Spirited Azkals yield by just 2 to North Koreans
KATHMANDU—What was expected to be a blowout turned out to be a showcase of the Philippines’ ability to absorb pressure from a top-level Asian side.
But a vastly superior North Korea struck two quick-fire second-half goals to take the fight out of the Azkals, 2-0, at the start of Group B play Friday in the AFC Challenge Cup at the Hawlchok Stadium.
Goalkeeper Neil Etheridge saved a penalty in a highlight of a heroic defensive display by the Azkals in the first half before the North Koreans finally broke them down with a torrid second-half assault.
“We fought very bravely and I’m very satisfied,” said Azkals coach Michael Weiss.
“We have to take all factors into consideration. 2-0 is a very good result against a team ranked 60 places higher than us. With the means that we have, we could not challenge a team that a year and a half ago played in the World Cup.
Pak Nam-chol, the hardworking midfielder, and substitute Jang Kuk-chol scored 11 minutes apart and the 2010 World Cup qualifiers kept the Azkals at bay the rest of the way with their quick passing and combination plays.
A threat with his smart running without the ball, Pak fired a header past Etheridge in the 58th minute as the Azkals grew weary defending their left flank, before Jang delivered the sucker punch—a volley— as Etheridge fumbled a high cross.
Jang looked to have actually held on to Etheridge in the leadup to the goal that forced the Fulham FC reserve goalkeeper to lose grip.
North Korea came into the game as the heavy favorite, having reached the World Cup finals in 2010 in South Africa.
The victors’ coach, Yun Jong-so, was impressed by the Azkals’ fighting performance.
“There’s much development and I think they played beyond our expectations,” said Yun.
It was the Azkals who carved up the first real chance in the match.
Phil Younghusband was released by a great ball from Angel Guirado but his right-footed effort from a tight angle was blocked by North Korea’s veteran goalkeeper Ri Myong-guk.

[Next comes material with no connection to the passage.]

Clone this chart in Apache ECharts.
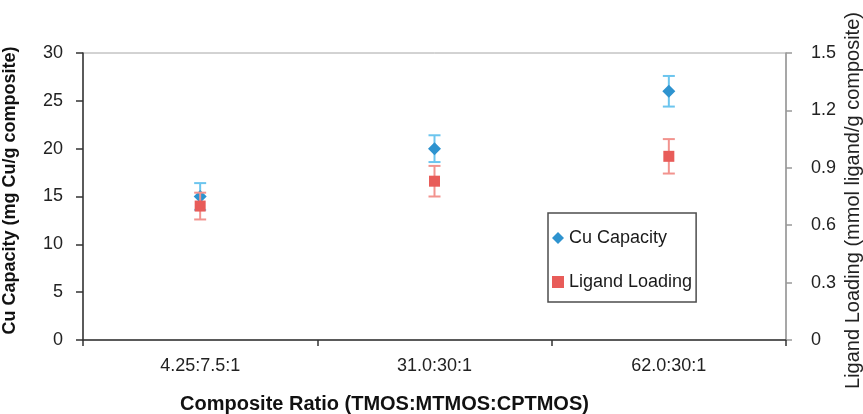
<!DOCTYPE html>
<html>
<head>
<meta charset="utf-8">
<script src="https://cdn.jsdelivr.net/npm/echarts@6/dist/echarts.min.js"></script>
<style>
  html, body { margin: 0; padding: 0; background: #ffffff; }
  #chart { width: 863px; height: 414px; }
</style>
</head>
<body>
<div id="chart"></div>
<script>
// Composite ratios on the category axis
const categories = ['4.25:7.5:1', '31.0:30:1', '62.0:30:1'];

// Cu capacity (mg Cu/g composite) with its error half-width
const cuCapacity = [15, 20, 26];
const cuError = [1.4, 1.4, 1.6];

// Ligand loading (mmol ligand/g composite) with its error half-width
const ligandLoading = [0.70, 0.83, 0.96];
const ligandError = [0.07, 0.08, 0.09];

// Axis tick values
const leftTicks = [0, 5, 10, 15, 20, 25, 30];
const rightTicks = [0, 0.3, 0.6, 0.9, 1.2, 1.5];

const FONT = "'Liberation Sans', Arial, Helvetica, sans-serif";

function errorRows(values, errors) {
  return values.map((v, i) => [i, v - errors[i], v + errors[i]]);
}

function errorBarRenderer(color) {
  return function (params, api) {
    const x = api.value(0);
    const lo = api.coord([x, api.value(1)]);
    const hi = api.coord([x, api.value(2)]);
    const half = 6;
    const style = { stroke: color, lineWidth: 2 };
    return {
      type: 'group',
      children: [
        { type: 'line', shape: { x1: lo[0], y1: lo[1], x2: hi[0], y2: hi[1] }, style },
        { type: 'line', shape: { x1: hi[0] - half, y1: hi[1], x2: hi[0] + half, y2: hi[1] }, style },
        { type: 'line', shape: { x1: lo[0] - half, y1: lo[1], x2: lo[0] + half, y2: lo[1] }, style }
      ]
    };
  };
}

const chart = echarts.init(document.getElementById('chart'), null, { renderer: 'canvas' });

chart.setOption({
  animation: false,
  backgroundColor: '#ffffff',
  textStyle: { fontFamily: FONT },
  grid: {
    left: 83, right: 77, top: 53, bottom: 74,
    containLabel: false,
    outerBoundsMode: 'none',
    show: true, borderColor: '#a6a6a6', borderWidth: 1,
    backgroundColor: 'transparent'
  },
  legend: {
    data: [
      { name: 'Cu Capacity', icon: 'diamond' },
      { name: 'Ligand Loading', icon: 'rect' }
    ],
    orient: 'vertical',
    left: 548, top: 213,
    itemWidth: 12, itemHeight: 12,
    itemGap: 26,
    padding: [16, 4, 11, 4],
    backgroundColor: '#ffffff',
    borderColor: '#4d4d4d',
    borderWidth: 1.5,
    textStyle: { fontSize: 18, color: '#1a1a1a', fontFamily: FONT, lineHeight: 18 }
  },
  xAxis: {
    type: 'category',
    data: categories,
    name: 'Composite Ratio (TMOS:MTMOS:CPTMOS)',
    nameLocation: 'middle',
    nameGap: 54,
    nameMoveOverlap: false,
    nameTextStyle: {
      fontSize: 20, fontWeight: 'bold', color: '#111', fontFamily: FONT,
      padding: [0, 100, 0, 0]
    },
    axisLine: { lineStyle: { color: '#333', width: 1.5 } },
    axisTick: { show: true, length: 6, lineStyle: { color: '#333', width: 1.5 } },
    axisLabel: { fontSize: 18, color: '#222', margin: 17, fontFamily: FONT },
    splitLine: { show: false }
  },
  yAxis: [
    {
      type: 'value',
      position: 'left',
      min: 0, max: 30, interval: 5,
      name: 'Cu Capacity (mg Cu/g composite)',
      nameLocation: 'middle',
      nameRotate: 90,
      nameGap: 64,
      nameMoveOverlap: false,
      nameTextStyle: {
        fontSize: 18, fontWeight: 'bold', color: '#111', fontFamily: FONT,
        padding: [0, 0, 0, 12]
      },
      axisLine: { show: true, lineStyle: { color: '#333', width: 1.5 } },
      axisTick: { show: true, length: 7, lineStyle: { color: '#333', width: 1.5 } },
      axisLabel: {
        fontSize: 18, color: '#222', margin: 20, fontFamily: FONT,
        customValues: leftTicks,
        formatter: v => String(v)
      },
      splitLine: { show: false }
    },
    {
      type: 'value',
      position: 'right',
      min: 0, max: 1.5, interval: 0.3,
      name: 'Ligand Loading (mmol ligand/g composite)',
      nameLocation: 'middle',
      nameRotate: 90,
      nameGap: 57,
      nameMoveOverlap: false,
      nameTextStyle: {
        fontSize: 20, color: '#222', fontFamily: FONT,
        padding: [0, 8, 0, 0]
      },
      axisLine: { show: true, lineStyle: { color: '#999', width: 1.5 } },
      axisTick: { show: true, length: 6, lineStyle: { color: '#999', width: 1.5 } },
      axisLabel: {
        fontSize: 18, color: '#222', margin: 25, fontFamily: FONT,
        customValues: rightTicks,
        formatter: v => (v === 0 ? '0' : v.toFixed(1))
      },
      splitLine: { show: false }
    }
  ],
  series: [
    {
      type: 'custom',
      name: 'Cu Capacity error',
      yAxisIndex: 0,
      renderItem: errorBarRenderer('#6cc5ee'),
      encode: { x: 0, y: [1, 2] },
      data: errorRows(cuCapacity, cuError),
      z: 2
    },
    {
      type: 'scatter',
      name: 'Cu Capacity',
      yAxisIndex: 0,
      symbol: 'diamond',
      symbolSize: [13, 13],
      itemStyle: { color: '#2e93cf', opacity: 1 },
      data: cuCapacity,
      z: 3
    },
    {
      type: 'custom',
      name: 'Ligand Loading error',
      yAxisIndex: 1,
      renderItem: errorBarRenderer('#f2938e'),
      encode: { x: 0, y: [1, 2] },
      data: errorRows(ligandLoading, ligandError),
      z: 4
    },
    {
      type: 'scatter',
      name: 'Ligand Loading',
      yAxisIndex: 1,
      symbol: 'rect',
      symbolSize: [11, 11],
      itemStyle: { color: '#e85c59', opacity: 1 },
      data: ligandLoading,
      z: 5
    }
  ]
});
</script>
</body>
</html>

It was one-way traffic from there for North Korea as it laid siege on the Azkals’ goalmouth.
Etheridge was in superb form, though. The pressure paid off for North Korea as Jang Mwong-il looked to have gone down easily on a tackle by Misagh Bahadoran, prompting Indian referee Pratap Singh to point to the penalty spot in the 18th minute.
Pak Song-chol sent Etheridge the wrong way, but the Azkals got a reprieve when the North Koreans were adjudged to have encroached inside the box too early. Pak struck it low and hard but Etheridge prevailed, palming the ball away.